Фермата. Разговоры с композиторами - страница 27



– А к Глену Гульду вы как относитесь?

– Что-то я очень люблю. Особенно его ранние записи. А что-то мне кажется чрезвычайно эксцентричным. А я люблю естественность. Новые мысли – это замечательно. Но я хотел бы чувствовать, что они органичны. А не нарочно придуманы.

Мы многое про старую музыку знаем. Например, знаем, что Бах играл очень быстро. Остались свидетельства. Или, скажем, Моцарт пишет в письме про последнюю часть «Хаффнер-симфонии» – играть так быстро, как только возможно. Мне кажется, можно ему доверять.

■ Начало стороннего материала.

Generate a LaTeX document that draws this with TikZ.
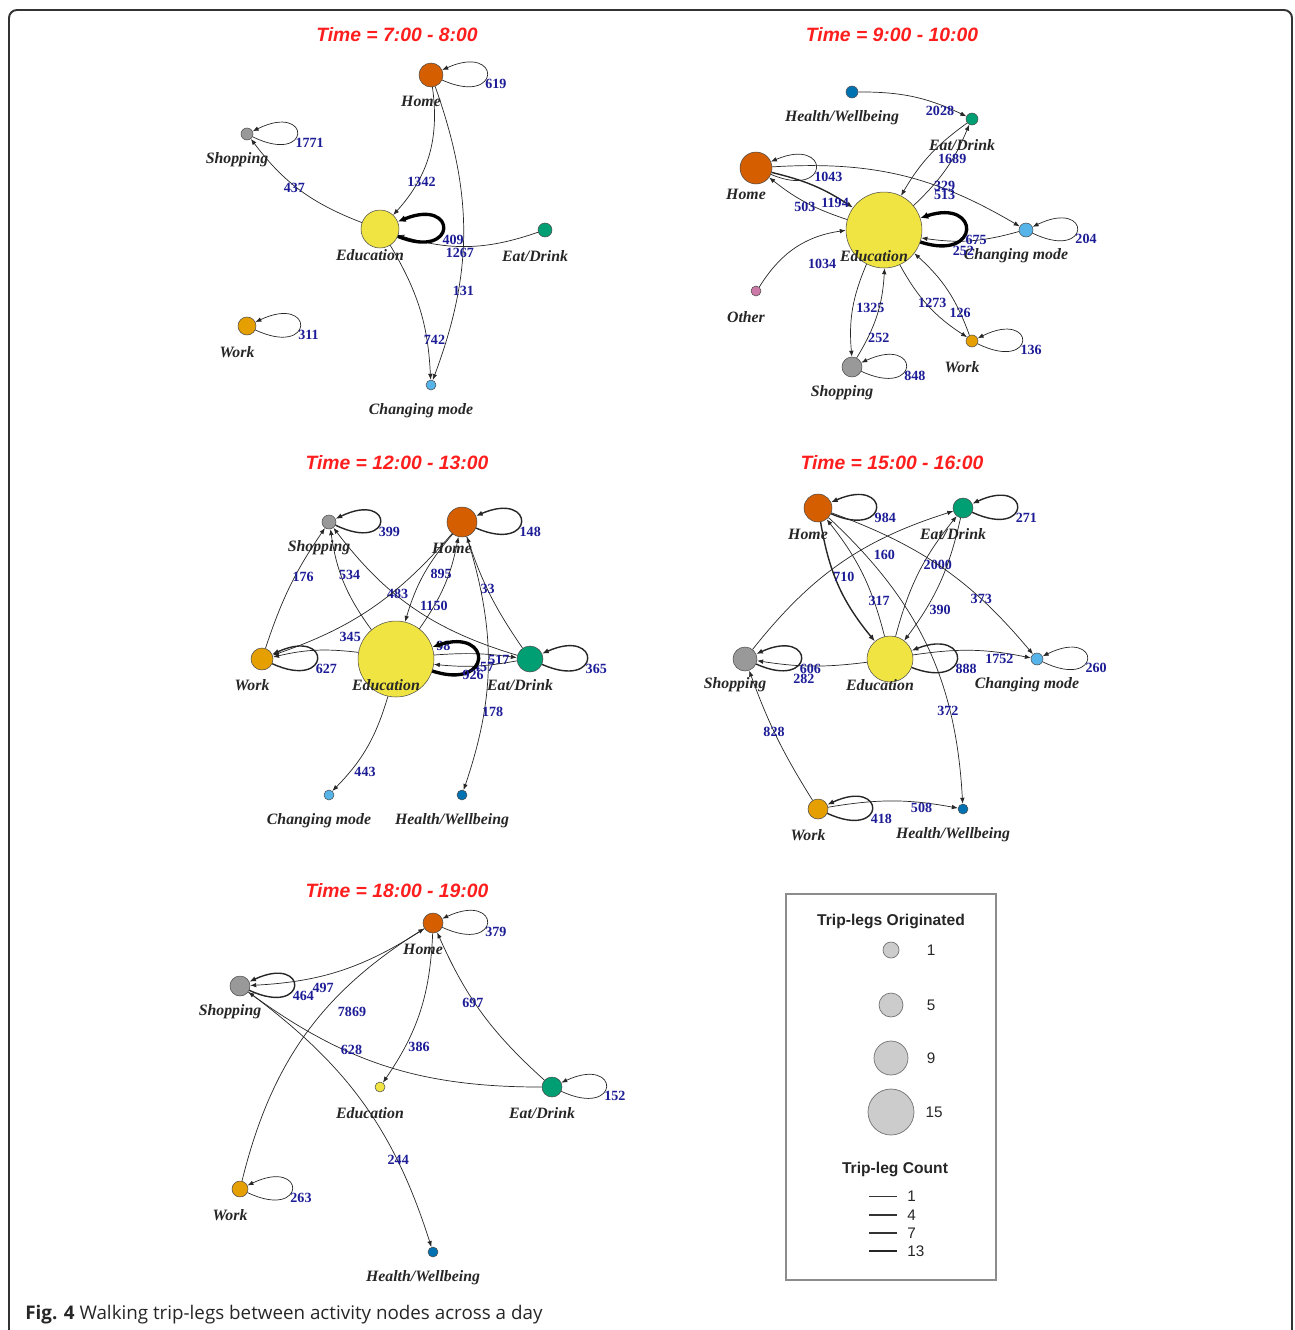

Про игру и ее интерпретацию – это интереснейшая тема. У Берлиоза есть замечательная запись – небольшая, несколько строк – об игре Шопена. Где он пишет, что у Шопена не было чувства метра и чувства ритма. Это кажется нелепым – но это забавно. Пламенное исполнение Листа он очень любил. А в игре Шопена для него оказалось слишком много свободы, он не смог этого принять. Притом что Шопен вообще-то играл свою собственную музыку – он имел право делать все что хотел.

То же самое происходило на протяжении нескольких столетий с симфониями Бетховена. Дирижеры почему-то не доверяли авторским обозначениям метронома. Метроном – это относительное понятие, но все же он указывает на характер сочинения. Все изменилось совсем недавно, и теперь, если вы послушаете Третью симфонию в исполнении аутентистов, Гардинера или Норрингтона, или молодых исполнителей вроде Пааво Ярви, то окажется, что она звучит в два или три раза быстрее, чем ее играли раньше!

Единственная исполнительница, которая изучила и применила опыт музыкантов-аутентистов, – это молодая южнокорейская пианистка Эйч Джей Лим. Два года назад она записала все сонаты Бетховена на EMI Classics. И это выдающееся исполнение, первое, которое, как мне кажется, соответствует этой музыке. После всех этих… Ох, у меня злой язык, я от него порой мучаюсь, но тут так хочется… В общем, после всех стерилизованных послевоенных исполнений бетховенских сонат это как поток свежего воздуха. Ну, и не будем забывать грандиозное исполнение сонат Бетховена Артуром Шнабелем. Вот для меня две лучшие интерпретации бетховенской музыки.

– Давайте поговорим про вашу музыку. Как и почему вы стали писать репетитивные вещи?

– Начал еще в Союзе. Сначала в них были коллажные элементы, а уж потом это стало просто тональной музыкой. Свою первую «Красивую музыку» я написал в 1973 году. Меня вообще концепция красоты давно интересует, я хотел в ней разобраться. Что такое красота? Во времена Возрождения она была связана с гармоничностью пропорций. В барокко – уже с некоторым нарушением симметрии. У Винкельмана, скажем, красота – это понятие мистическое. У Платона – красота философского познания мира. В общем, мне было из чего выбрать.

К репетитивной музыке я пришел из-за своего интереса к архаике. В архаике громадную роль играет понятие ритуала. А что такое ритуал? Это фиксация сознания на каком-то объекте. Репетитивность, повторяемость просто помогает сосредоточиться. Ну а если взять психологию, то известно, что у каждого из нас есть свои неврозы. Обсессиональные, повторяющиеся мысли, то, что Прокофьев называл наваждениями. Так что мой метод сочинения – это отчасти и психотерапевтический процесс. Может быть, он мне позволяет избавляться от моих собственных неврозов. Легко отделываться, так сказать.

– Интересно, что у вас каждое сочинение сопровождается сопроводительным текстом. У вас каждая вещь что-то символизирует, все к чему-то отсылает – к индуизму, к тантризму, к Тибетской книге мертвых, к представлению о душах у африканских племен… Кажется, что для вас сочинительство – это очень рассудочный процесс.